> [Exercise instructions]: Can you print the data exactly and leave out each image?

> [Raw data]:
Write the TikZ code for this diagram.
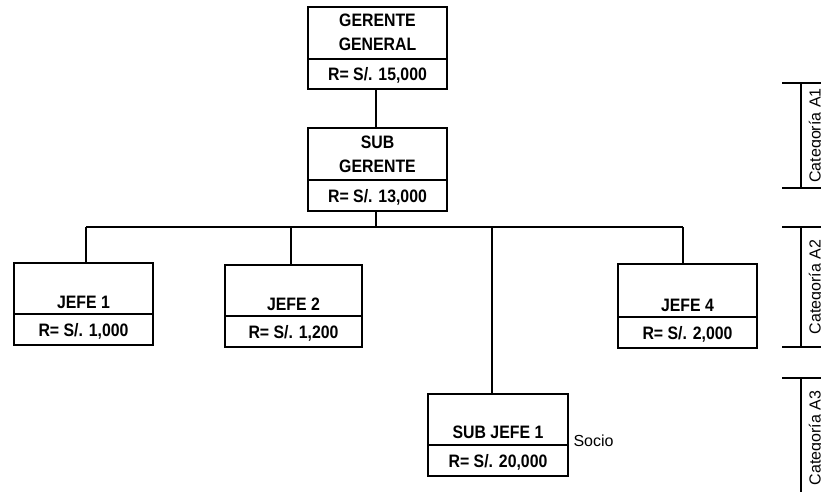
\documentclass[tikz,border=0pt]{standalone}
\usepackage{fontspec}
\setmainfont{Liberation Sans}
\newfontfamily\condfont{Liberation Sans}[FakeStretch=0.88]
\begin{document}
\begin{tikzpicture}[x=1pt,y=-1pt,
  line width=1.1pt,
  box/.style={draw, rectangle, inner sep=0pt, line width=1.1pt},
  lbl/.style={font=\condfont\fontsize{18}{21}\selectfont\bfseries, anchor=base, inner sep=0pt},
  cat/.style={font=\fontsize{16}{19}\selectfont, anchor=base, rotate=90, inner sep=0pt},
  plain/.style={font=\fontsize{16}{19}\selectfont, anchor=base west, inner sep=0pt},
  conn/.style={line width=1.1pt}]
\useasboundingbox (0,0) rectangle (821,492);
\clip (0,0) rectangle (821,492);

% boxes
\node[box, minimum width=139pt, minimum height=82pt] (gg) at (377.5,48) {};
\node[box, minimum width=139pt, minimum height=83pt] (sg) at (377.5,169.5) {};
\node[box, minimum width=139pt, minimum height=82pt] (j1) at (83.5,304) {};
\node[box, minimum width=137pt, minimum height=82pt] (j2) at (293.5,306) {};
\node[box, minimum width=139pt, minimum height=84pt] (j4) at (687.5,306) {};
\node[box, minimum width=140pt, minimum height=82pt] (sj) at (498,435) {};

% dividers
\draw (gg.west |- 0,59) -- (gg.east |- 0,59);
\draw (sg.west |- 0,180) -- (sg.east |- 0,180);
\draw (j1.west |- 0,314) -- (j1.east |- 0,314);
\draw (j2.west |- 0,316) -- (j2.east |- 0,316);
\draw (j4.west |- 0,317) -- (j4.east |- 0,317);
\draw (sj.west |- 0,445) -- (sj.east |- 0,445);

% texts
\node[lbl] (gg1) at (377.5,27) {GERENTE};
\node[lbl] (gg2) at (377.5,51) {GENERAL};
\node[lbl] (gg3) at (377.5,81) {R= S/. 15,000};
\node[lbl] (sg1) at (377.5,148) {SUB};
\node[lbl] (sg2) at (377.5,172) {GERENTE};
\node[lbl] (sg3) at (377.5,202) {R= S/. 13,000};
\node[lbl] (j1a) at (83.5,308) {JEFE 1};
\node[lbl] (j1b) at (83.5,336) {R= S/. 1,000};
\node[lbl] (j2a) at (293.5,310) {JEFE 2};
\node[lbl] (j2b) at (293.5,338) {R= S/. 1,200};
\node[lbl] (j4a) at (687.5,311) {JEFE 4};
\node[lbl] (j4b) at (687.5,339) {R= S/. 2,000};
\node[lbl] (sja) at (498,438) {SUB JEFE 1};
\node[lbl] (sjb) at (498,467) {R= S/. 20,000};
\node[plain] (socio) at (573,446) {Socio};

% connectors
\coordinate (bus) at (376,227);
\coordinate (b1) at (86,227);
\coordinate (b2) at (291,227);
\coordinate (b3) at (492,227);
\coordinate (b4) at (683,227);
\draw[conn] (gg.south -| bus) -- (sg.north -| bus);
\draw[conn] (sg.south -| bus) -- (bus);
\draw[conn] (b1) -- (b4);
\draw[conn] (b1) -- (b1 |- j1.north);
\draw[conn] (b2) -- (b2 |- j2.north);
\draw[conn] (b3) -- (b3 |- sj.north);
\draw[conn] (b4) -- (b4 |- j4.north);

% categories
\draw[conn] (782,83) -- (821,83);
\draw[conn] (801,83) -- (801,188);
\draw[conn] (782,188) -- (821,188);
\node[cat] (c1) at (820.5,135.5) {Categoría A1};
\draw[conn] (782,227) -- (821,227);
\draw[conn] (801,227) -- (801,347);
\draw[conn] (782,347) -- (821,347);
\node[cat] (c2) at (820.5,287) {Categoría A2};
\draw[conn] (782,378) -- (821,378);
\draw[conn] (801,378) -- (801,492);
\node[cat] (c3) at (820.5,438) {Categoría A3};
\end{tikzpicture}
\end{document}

> [Result for this exercise]:
Write the TikZ code for this diagram.
\documentclass[tikz,border=0pt]{standalone}
\usepackage{fontspec}
\setmainfont{Liberation Sans}
\newfontfamily\condfont{Liberation Sans}[FakeStretch=0.88]
\begin{document}
\begin{tikzpicture}[x=1pt,y=-1pt,
  line width=1.1pt,
  box/.style={draw, rectangle, inner sep=0pt, line width=1.1pt},
  lbl/.style={font=\condfont\fontsize{18}{21}\selectfont\bfseries, anchor=base, inner sep=0pt},
  cat/.style={font=\fontsize{16}{19}\selectfont, anchor=base, rotate=90, inner sep=0pt},
  plain/.style={font=\fontsize{16}{19}\selectfont, anchor=base west, inner sep=0pt},
  conn/.style={line width=1.1pt}]
\useasboundingbox (0,0) rectangle (821,492);
\clip (0,0) rectangle (821,492);

% boxes
\node[box, minimum width=139pt, minimum height=82pt] (gg) at (377.5,48) {};
\node[box, minimum width=139pt, minimum height=83pt] (sg) at (377.5,169.5) {};
\node[box, minimum width=139pt, minimum height=82pt] (j1) at (83.5,304) {};
\node[box, minimum width=137pt, minimum height=82pt] (j2) at (293.5,306) {};
\node[box, minimum width=139pt, minimum height=84pt] (j4) at (687.5,306) {};
\node[box, minimum width=140pt, minimum height=82pt] (sj) at (498,435) {};

% dividers
\draw (gg.west |- 0,59) -- (gg.east |- 0,59);
\draw (sg.west |- 0,180) -- (sg.east |- 0,180);
\draw (j1.west |- 0,314) -- (j1.east |- 0,314);
\draw (j2.west |- 0,316) -- (j2.east |- 0,316);
\draw (j4.west |- 0,317) -- (j4.east |- 0,317);
\draw (sj.west |- 0,445) -- (sj.east |- 0,445);

% texts
\node[lbl] (gg1) at (377.5,27) {GERENTE};
\node[lbl] (gg2) at (377.5,51) {GENERAL};
\node[lbl] (gg3) at (377.5,81) {R= S/. 15,000};
\node[lbl] (sg1) at (377.5,148) {SUB};
\node[lbl] (sg2) at (377.5,172) {GERENTE};
\node[lbl] (sg3) at (377.5,202) {R= S/. 13,000};
\node[lbl] (j1a) at (83.5,308) {JEFE 1};
\node[lbl] (j1b) at (83.5,336) {R= S/. 1,000};
\node[lbl] (j2a) at (293.5,310) {JEFE 2};
\node[lbl] (j2b) at (293.5,338) {R= S/. 1,200};
\node[lbl] (j4a) at (687.5,311) {JEFE 4};
\node[lbl] (j4b) at (687.5,339) {R= S/. 2,000};
\node[lbl] (sja) at (498,438) {SUB JEFE 1};
\node[lbl] (sjb) at (498,467) {R= S/. 20,000};
\node[plain] (socio) at (573,446) {Socio};

% connectors
\coordinate (bus) at (376,227);
\coordinate (b1) at (86,227);
\coordinate (b2) at (291,227);
\coordinate (b3) at (492,227);
\coordinate (b4) at (683,227);
\draw[conn] (gg.south -| bus) -- (sg.north -| bus);
\draw[conn] (sg.south -| bus) -- (bus);
\draw[conn] (b1) -- (b4);
\draw[conn] (b1) -- (b1 |- j1.north);
\draw[conn] (b2) -- (b2 |- j2.north);
\draw[conn] (b3) -- (b3 |- sj.north);
\draw[conn] (b4) -- (b4 |- j4.north);

% categories
\draw[conn] (782,83) -- (821,83);
\draw[conn] (801,83) -- (801,188);
\draw[conn] (782,188) -- (821,188);
\node[cat] (c1) at (820.5,135.5) {Categoría A1};
\draw[conn] (782,227) -- (821,227);
\draw[conn] (801,227) -- (801,347);
\draw[conn] (782,347) -- (821,347);
\node[cat] (c2) at (820.5,287) {Categoría A2};
\draw[conn] (782,378) -- (821,378);
\draw[conn] (801,378) -- (801,492);
\node[cat] (c3) at (820.5,438) {Categoría A3};
\end{tikzpicture}
\end{document}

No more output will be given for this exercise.